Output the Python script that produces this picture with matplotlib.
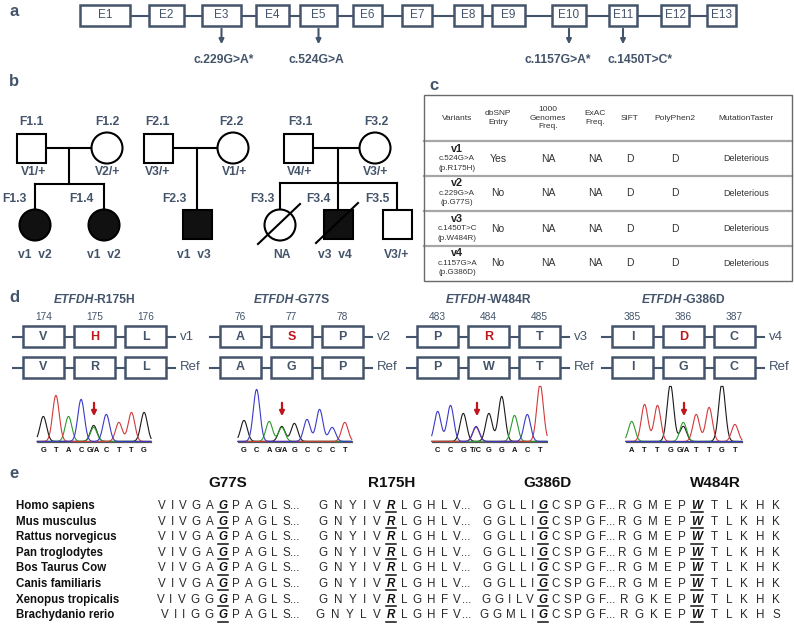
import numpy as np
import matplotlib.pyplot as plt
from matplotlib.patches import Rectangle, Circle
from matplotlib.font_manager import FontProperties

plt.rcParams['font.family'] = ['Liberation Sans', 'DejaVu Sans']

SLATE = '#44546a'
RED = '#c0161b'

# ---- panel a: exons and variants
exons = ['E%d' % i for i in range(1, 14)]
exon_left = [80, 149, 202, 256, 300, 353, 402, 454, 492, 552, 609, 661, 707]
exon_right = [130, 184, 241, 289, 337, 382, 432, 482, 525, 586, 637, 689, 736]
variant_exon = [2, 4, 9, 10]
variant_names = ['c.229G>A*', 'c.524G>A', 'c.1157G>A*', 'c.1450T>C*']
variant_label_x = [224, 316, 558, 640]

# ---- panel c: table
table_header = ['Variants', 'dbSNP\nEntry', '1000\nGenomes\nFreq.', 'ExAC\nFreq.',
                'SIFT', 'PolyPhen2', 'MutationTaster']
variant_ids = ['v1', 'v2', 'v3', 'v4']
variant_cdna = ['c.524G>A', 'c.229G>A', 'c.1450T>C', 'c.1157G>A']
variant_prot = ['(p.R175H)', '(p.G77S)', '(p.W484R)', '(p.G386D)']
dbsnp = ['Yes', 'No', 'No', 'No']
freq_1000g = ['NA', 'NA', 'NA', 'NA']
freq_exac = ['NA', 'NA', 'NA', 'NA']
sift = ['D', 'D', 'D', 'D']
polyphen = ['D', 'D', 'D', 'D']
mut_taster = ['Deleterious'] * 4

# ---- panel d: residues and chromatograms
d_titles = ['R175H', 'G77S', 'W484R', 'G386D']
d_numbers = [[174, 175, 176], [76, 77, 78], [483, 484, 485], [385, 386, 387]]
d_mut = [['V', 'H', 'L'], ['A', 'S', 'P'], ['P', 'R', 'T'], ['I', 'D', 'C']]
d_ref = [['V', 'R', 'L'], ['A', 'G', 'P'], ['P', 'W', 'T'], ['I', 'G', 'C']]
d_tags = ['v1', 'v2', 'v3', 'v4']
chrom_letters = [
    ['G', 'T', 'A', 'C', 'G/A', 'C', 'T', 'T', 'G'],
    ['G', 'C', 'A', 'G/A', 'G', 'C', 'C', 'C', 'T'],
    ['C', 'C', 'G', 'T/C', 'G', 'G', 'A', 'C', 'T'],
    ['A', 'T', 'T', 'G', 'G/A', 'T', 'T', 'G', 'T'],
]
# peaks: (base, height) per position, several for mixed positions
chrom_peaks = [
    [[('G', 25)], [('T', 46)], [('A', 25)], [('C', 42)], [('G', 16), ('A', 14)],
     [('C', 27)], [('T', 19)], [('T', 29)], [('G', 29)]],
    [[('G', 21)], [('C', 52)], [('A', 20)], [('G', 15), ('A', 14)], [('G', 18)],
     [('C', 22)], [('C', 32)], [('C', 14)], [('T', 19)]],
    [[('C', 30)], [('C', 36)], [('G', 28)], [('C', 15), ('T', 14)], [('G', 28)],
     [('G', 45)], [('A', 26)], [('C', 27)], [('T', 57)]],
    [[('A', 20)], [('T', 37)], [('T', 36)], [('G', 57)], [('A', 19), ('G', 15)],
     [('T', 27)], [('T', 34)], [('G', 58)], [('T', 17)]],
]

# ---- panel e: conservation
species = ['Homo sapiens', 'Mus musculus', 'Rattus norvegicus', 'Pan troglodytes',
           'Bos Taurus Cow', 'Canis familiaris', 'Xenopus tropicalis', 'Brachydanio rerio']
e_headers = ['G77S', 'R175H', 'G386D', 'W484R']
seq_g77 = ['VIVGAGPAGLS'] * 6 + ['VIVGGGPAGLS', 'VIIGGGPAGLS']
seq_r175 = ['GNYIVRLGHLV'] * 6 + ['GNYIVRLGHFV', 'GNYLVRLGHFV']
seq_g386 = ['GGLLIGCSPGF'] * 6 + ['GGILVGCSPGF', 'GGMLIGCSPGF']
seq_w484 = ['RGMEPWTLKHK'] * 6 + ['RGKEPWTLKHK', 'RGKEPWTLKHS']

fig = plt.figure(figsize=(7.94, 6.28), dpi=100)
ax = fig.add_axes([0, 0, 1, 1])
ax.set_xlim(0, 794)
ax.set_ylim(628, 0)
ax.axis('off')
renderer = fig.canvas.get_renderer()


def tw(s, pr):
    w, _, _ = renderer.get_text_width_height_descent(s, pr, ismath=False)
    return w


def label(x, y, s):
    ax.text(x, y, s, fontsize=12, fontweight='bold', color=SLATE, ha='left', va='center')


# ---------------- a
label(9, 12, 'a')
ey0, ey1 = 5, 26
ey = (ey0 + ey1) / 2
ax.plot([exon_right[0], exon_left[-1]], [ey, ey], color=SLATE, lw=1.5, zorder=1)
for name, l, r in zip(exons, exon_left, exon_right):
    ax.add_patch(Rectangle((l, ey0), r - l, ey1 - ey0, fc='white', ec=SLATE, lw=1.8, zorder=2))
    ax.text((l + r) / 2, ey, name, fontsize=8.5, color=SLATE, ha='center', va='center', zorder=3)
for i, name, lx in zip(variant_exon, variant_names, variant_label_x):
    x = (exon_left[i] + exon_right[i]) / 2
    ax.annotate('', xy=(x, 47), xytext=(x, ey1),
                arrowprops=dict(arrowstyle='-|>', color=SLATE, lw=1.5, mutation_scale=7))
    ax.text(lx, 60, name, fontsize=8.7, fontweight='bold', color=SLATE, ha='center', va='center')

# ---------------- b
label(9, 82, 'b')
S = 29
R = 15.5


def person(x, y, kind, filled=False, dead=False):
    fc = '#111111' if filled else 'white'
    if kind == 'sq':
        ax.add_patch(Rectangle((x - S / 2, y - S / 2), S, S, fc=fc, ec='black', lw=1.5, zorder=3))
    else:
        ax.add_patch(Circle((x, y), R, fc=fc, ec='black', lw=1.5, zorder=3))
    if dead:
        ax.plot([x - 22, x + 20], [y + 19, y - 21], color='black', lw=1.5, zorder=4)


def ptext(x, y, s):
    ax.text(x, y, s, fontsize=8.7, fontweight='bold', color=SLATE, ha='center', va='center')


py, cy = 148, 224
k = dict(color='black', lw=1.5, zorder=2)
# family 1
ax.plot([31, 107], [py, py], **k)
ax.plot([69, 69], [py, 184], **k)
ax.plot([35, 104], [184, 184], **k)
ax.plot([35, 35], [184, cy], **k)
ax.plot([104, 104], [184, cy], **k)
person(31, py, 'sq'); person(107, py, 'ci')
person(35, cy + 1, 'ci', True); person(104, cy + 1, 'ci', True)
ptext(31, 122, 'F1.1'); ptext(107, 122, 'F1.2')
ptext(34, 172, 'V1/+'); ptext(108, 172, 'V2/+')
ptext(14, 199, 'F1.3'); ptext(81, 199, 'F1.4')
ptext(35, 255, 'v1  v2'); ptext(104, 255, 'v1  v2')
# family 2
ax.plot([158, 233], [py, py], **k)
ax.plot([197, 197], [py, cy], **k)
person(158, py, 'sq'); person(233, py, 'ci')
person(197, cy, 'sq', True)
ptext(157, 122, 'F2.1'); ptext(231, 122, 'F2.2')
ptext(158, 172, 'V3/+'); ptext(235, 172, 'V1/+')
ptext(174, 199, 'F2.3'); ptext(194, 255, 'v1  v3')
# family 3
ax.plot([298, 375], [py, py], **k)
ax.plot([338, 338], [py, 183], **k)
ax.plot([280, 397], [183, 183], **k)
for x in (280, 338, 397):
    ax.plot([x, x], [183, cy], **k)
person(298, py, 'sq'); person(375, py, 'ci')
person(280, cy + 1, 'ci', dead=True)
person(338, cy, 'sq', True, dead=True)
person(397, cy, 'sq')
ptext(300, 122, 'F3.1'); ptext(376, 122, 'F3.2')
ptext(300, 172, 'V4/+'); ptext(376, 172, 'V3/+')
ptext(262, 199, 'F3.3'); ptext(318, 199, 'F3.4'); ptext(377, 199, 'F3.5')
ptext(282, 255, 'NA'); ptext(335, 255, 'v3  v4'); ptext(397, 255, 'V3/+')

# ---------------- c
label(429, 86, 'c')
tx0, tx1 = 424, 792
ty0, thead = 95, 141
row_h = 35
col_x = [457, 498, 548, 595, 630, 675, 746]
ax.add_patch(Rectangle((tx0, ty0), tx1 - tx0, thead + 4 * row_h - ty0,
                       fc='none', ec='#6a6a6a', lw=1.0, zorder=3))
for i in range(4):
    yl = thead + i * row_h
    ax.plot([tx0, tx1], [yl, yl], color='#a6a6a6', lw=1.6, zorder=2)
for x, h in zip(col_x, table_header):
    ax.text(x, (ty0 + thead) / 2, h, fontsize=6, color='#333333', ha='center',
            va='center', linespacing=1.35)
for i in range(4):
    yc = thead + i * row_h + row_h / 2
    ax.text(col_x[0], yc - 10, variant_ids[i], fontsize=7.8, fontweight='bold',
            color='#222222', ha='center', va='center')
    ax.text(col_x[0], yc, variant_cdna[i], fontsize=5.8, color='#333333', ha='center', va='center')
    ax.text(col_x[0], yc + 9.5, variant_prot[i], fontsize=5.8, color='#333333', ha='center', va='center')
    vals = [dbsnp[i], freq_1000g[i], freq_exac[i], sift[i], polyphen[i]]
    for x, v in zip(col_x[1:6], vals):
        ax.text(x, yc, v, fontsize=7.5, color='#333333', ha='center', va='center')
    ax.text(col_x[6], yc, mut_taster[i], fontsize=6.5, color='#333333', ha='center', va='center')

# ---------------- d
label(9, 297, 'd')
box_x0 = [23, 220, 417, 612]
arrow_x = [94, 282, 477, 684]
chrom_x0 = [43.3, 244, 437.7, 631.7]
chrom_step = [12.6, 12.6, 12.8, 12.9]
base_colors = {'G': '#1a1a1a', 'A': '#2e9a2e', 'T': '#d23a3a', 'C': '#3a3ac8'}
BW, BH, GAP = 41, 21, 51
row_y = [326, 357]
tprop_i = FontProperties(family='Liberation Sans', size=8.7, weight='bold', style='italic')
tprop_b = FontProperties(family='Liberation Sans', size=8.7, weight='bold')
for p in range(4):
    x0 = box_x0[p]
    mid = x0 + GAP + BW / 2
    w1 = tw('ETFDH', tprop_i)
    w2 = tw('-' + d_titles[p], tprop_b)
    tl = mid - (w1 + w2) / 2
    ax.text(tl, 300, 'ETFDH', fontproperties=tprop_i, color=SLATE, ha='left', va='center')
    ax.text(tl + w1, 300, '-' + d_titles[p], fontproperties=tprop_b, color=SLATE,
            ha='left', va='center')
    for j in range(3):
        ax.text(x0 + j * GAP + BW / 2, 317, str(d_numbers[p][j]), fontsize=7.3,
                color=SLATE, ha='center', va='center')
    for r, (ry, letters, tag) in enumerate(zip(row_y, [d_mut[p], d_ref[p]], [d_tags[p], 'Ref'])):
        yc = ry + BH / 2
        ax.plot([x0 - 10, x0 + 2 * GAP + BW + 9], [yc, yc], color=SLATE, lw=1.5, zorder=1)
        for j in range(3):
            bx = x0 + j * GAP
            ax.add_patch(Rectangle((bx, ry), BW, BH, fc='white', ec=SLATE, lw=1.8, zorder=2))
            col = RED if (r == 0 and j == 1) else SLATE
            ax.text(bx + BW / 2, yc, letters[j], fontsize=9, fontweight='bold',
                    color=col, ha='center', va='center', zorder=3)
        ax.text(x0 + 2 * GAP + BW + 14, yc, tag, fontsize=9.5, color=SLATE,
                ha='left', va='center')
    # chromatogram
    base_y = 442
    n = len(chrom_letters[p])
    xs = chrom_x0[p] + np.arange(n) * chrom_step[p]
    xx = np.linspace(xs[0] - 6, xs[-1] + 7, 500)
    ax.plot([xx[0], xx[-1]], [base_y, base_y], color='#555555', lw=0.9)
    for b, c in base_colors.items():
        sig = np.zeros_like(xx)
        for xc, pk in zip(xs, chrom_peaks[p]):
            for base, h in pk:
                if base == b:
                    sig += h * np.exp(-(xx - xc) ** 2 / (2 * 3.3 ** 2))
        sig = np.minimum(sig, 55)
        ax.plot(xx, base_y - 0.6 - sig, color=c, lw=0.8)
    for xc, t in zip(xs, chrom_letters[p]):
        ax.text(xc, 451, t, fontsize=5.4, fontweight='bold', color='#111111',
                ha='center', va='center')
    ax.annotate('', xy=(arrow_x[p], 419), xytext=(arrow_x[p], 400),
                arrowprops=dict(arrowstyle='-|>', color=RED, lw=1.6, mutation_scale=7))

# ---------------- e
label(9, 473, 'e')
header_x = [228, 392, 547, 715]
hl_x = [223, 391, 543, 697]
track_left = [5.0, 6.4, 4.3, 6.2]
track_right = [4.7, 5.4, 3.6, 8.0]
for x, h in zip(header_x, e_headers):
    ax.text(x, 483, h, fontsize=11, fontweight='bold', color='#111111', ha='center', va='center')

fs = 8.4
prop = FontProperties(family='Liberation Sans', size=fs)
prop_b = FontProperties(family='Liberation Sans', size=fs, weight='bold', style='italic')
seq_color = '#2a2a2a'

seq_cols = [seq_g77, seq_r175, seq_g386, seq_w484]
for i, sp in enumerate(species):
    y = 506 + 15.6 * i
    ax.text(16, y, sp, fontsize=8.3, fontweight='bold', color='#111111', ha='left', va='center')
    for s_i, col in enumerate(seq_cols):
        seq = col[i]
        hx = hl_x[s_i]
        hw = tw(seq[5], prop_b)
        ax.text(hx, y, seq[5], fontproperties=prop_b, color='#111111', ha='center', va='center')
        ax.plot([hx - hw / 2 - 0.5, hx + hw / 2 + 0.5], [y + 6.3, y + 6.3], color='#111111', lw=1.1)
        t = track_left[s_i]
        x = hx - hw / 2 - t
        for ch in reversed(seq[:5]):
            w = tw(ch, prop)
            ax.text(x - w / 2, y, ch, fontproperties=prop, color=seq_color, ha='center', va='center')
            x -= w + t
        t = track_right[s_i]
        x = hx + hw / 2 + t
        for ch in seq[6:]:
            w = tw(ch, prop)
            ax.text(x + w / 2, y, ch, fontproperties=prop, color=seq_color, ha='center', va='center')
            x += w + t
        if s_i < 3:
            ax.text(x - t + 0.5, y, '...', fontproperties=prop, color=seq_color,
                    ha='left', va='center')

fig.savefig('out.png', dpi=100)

• DIRECTION
From the opening line of the listing above through the line bearing "variant_label_x = [224, 316, 558, 640]", repeat each line exactly. Drop every picture.

• RESPONSE
Output the Python script that produces this picture with matplotlib.
import numpy as np
import matplotlib.pyplot as plt
from matplotlib.patches import Rectangle, Circle
from matplotlib.font_manager import FontProperties

plt.rcParams['font.family'] = ['Liberation Sans', 'DejaVu Sans']

SLATE = '#44546a'
RED = '#c0161b'

# ---- panel a: exons and variants
exons = ['E%d' % i for i in range(1, 14)]
exon_left = [80, 149, 202, 256, 300, 353, 402, 454, 492, 552, 609, 661, 707]
exon_right = [130, 184, 241, 289, 337, 382, 432, 482, 525, 586, 637, 689, 736]
variant_exon = [2, 4, 9, 10]
variant_names = ['c.229G>A*', 'c.524G>A', 'c.1157G>A*', 'c.1450T>C*']
variant_label_x = [224, 316, 558, 640]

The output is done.